# feel like a quitter



## kybt (Apr 18, 2011)

As stated before in my last post I have been with my wife for 19 years and married for 14 (I'm 43 she is 42) and have two kids (9 and 5).

I am gong to talk to my wife about maybe separating. I just don't feel happy anymore. There is no passion and love in our relationship. Its like we are friends but that is it. I sometimes feel like I am one of the kids (maybe I am). But I just not sure what to do anymore. I feel like a quitter. What am I supposed to do, stay because of my kids which I love with every tread of my soul or move on and see what makes me happy. What will it do to my kids, I have always tried to tell my kids to finish what you started. But here I am quitting something. I think we may have moved past ever being able to fix this marriage but I am not sure. 

Sorry for the rambling. Any advice would be helpfull


----------



## Lilyana (Apr 12, 2011)

Kids are stronger than you think. I used them as an excuse to stay too many times. I am a firm believer that kids are better off with two happy parents that are apart than two miserable parents that stayed together for them. 

I want my kids to know what a good loving marriage should be like. Not see what I do, which we all know we lead our kids by example. I would never want my children this unhappy.

After you and your W agree to a seperation or whatever it is yuo are going to do. BOTH of you should talk to the kids. Explain the situation to them honestly. But don't blame anyone or point fingers. Just let them know that mommy and daddy don't think they can be together anymore, because they are both unhappy. But reassure them that YOU and your W love them both very much and will always be there for them. Ask them if they have any questions, and address their concerns, don't cast their questions aside no matter how trivial they seem to you.

I wish you luck.. and show those babys how much love you have for them every day


----------



## lost soul (May 20, 2009)

First can I say WOW !! you guy's where together for 10 yrs before having kids,,,,, damn now that's some alone time.

I'm in your same situation,,, we argue all the time about little stuff but gotten pretty good at letting it go. In the moment she is quick to say "then leave I don't care" but in good moods it's I love you honey. As for me I still have love for her and don't want to leave but she makes it hard to stay (at times) We've been through a lot and I do not want to see another man with my kids or her,,,, So I suck it up and stay. Is it wrong probably but this is the real world not a fairytale

So to me it's what a person is able to live with,,, as far as occasional unhappiness. There's a lot more but ,,,,,,,


----------



## Acorn (Dec 16, 2010)

For what it is worth, my marriage has been at a crisis point for a while now. I had made the decision to separate about a year ago, feeling much the same way you do, and at the last minute I decided against it.
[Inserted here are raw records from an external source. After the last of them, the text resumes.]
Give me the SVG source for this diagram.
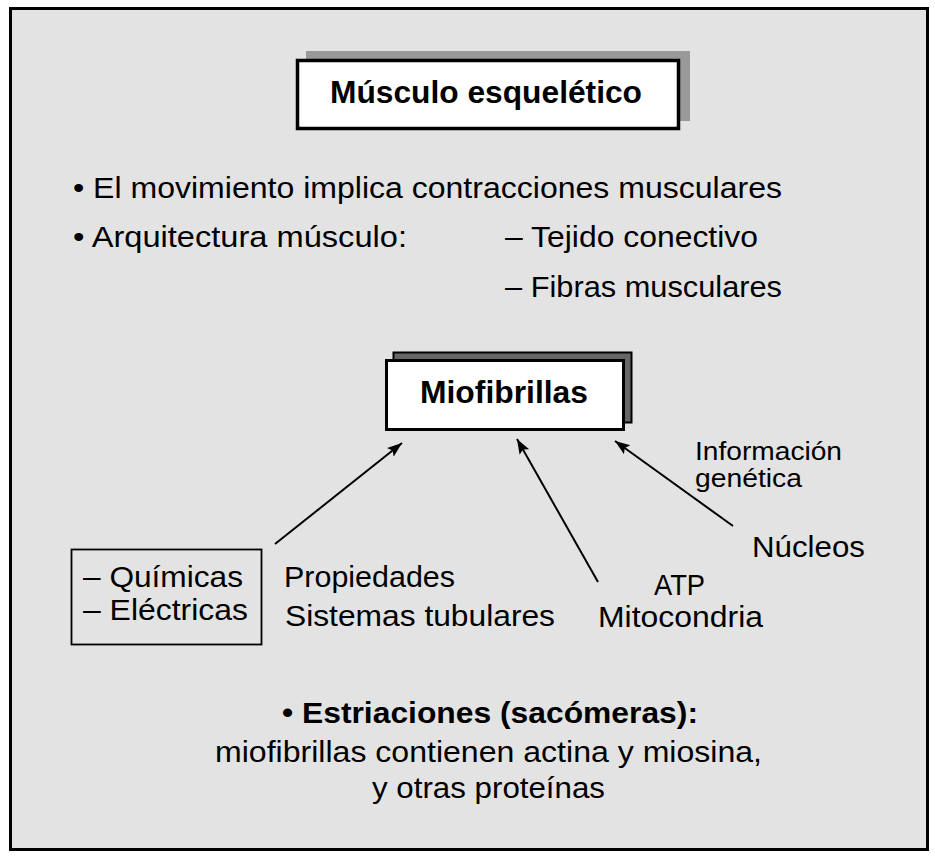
<svg xmlns="http://www.w3.org/2000/svg" width="935" height="856" viewBox="0 0 935 856">
<defs>
<style>
text{font-family:"Liberation Sans",Arial,sans-serif;fill:#000}
.t{font-size:29px}
.s{font-size:25px}
.b{font-weight:bold}
.conn line{stroke:#000;stroke-width:2}
</style>
<marker id="ah" markerUnits="userSpaceOnUse" markerWidth="16" markerHeight="12" refX="15" refY="5.5" orient="auto">
<path d="M0,0 L15,5.5 L0,11 L3,5.5 z" fill="#000"/>
</marker>
</defs>
<rect x="10.5" y="8.5" width="917" height="841" fill="#e3e3e3" stroke="#000" stroke-width="3"/>
<g id="title">
<rect x="306" y="51" width="384" height="70" fill="#999"/>
<rect x="297.5" y="60.5" width="381" height="68" fill="#fff" stroke="#000" stroke-width="3.5"/>
<text x="330" y="103" class="b" font-size="31" textLength="312" lengthAdjust="spacingAndGlyphs">Músculo esquelético</text>
</g>
<g id="bullets">
<text x="73" y="198" class="t" textLength="709" lengthAdjust="spacingAndGlyphs">• El movimiento implica contracciones musculares</text>
<text x="73" y="247" class="t" textLength="334" lengthAdjust="spacingAndGlyphs">• Arquitectura músculo:</text>
<text x="505" y="247" class="t" textLength="253" lengthAdjust="spacingAndGlyphs">– Tejido conectivo</text>
<text x="505" y="297" class="t" textLength="277" lengthAdjust="spacingAndGlyphs">– Fibras musculares</text>
</g>
<g id="miofibrillas">
<rect x="393.5" y="352.5" width="238" height="70" fill="#666" stroke="#000" stroke-width="2"/>
<rect x="386.5" y="360.5" width="237" height="69" fill="#fff" stroke="#000" stroke-width="3"/>
<text x="420" y="403" class="b" font-size="31" textLength="168" lengthAdjust="spacingAndGlyphs">Miofibrillas</text>
</g>
<g id="quimicas">
<rect x="71.5" y="549.5" width="190" height="95" fill="none" stroke="#000" stroke-width="1.8"/>
<text x="83" y="587" class="t" textLength="160" lengthAdjust="spacingAndGlyphs">– Químicas</text>
<text x="83" y="620" class="t" textLength="165" lengthAdjust="spacingAndGlyphs">– Eléctricas</text>
</g>
<g id="propiedades">
<text x="284" y="587" class="t" textLength="171" lengthAdjust="spacingAndGlyphs">Propiedades</text>
<text x="285" y="626" class="t" textLength="270" lengthAdjust="spacingAndGlyphs">Sistemas tubulares</text>
</g>
<g id="mitocondria">
<text x="654" y="595" class="t" textLength="51" lengthAdjust="spacingAndGlyphs">ATP</text>
<text x="598" y="627" class="t" textLength="165" lengthAdjust="spacingAndGlyphs">Mitocondria</text>
</g>
<g id="nucleos">
<text x="752" y="557" class="t" textLength="113" lengthAdjust="spacingAndGlyphs">Núcleos</text>
</g>
<g id="info">
<text x="695" y="460" class="s" textLength="147" lengthAdjust="spacingAndGlyphs">Información</text>
<text x="695" y="487" class="s" textLength="107" lengthAdjust="spacingAndGlyphs">genética</text>
</g>
<g id="estriaciones">
<text x="282" y="723" class="t b" textLength="416" lengthAdjust="spacingAndGlyphs">• Estriaciones (sacómeras):</text>
<text x="215" y="762" class="t" textLength="547" lengthAdjust="spacingAndGlyphs">miofibrillas contienen actina y miosina,</text>
<text x="372" y="798" class="t" textLength="233" lengthAdjust="spacingAndGlyphs">y otras proteínas</text>
</g>
<g class="conn" id="connectors">
<line x1="275" y1="544" x2="402" y2="443" marker-end="url(#ah)"/>
<line x1="598" y1="582" x2="517" y2="439" marker-end="url(#ah)"/>
<line x1="733" y1="526" x2="615" y2="441" marker-end="url(#ah)"/>
</g>
</svg>
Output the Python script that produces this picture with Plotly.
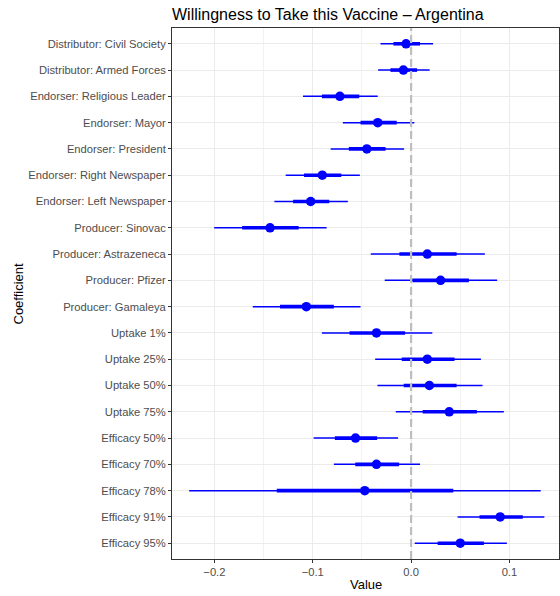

Instead, I continued to see my individual counselor and tried to take that angle much more seriously. At first, all I did was make every session about "should I stay or should I go". But over time, the counselor steered it toward me and I learned a lot about myself. It allowed me to see my flaws and make some changes about myself. And what people say is true, when I changed my wife's reactions toward me changed. (They didn't change exactly the way I'd like them to, but nonetheless, there were noticeable changes!)

In my situation, once I figured out what would make me happy within the context of marriage, I started to politely but firmly push myself in that direction. My wife has not joined me or really put a lot of effort into examining herself as I have done. The result is a general feeling of "I love her, but we are not growing as a couple, and my efforts to lead us toward being a growing couple has failed." If it ends, I will know that rather than quitting, I tried to lead and it just wasn't meant to be. That will be a lot easier for me to live with, and also make it a lot easier to explain this to the kids both now and when they are older, if they ask.


----------



## babygirlizzy (Jul 9, 2010)

Do you know if your wife is unhappy, too? Because when my H threw me the bomb last year, I was so shocked.


----------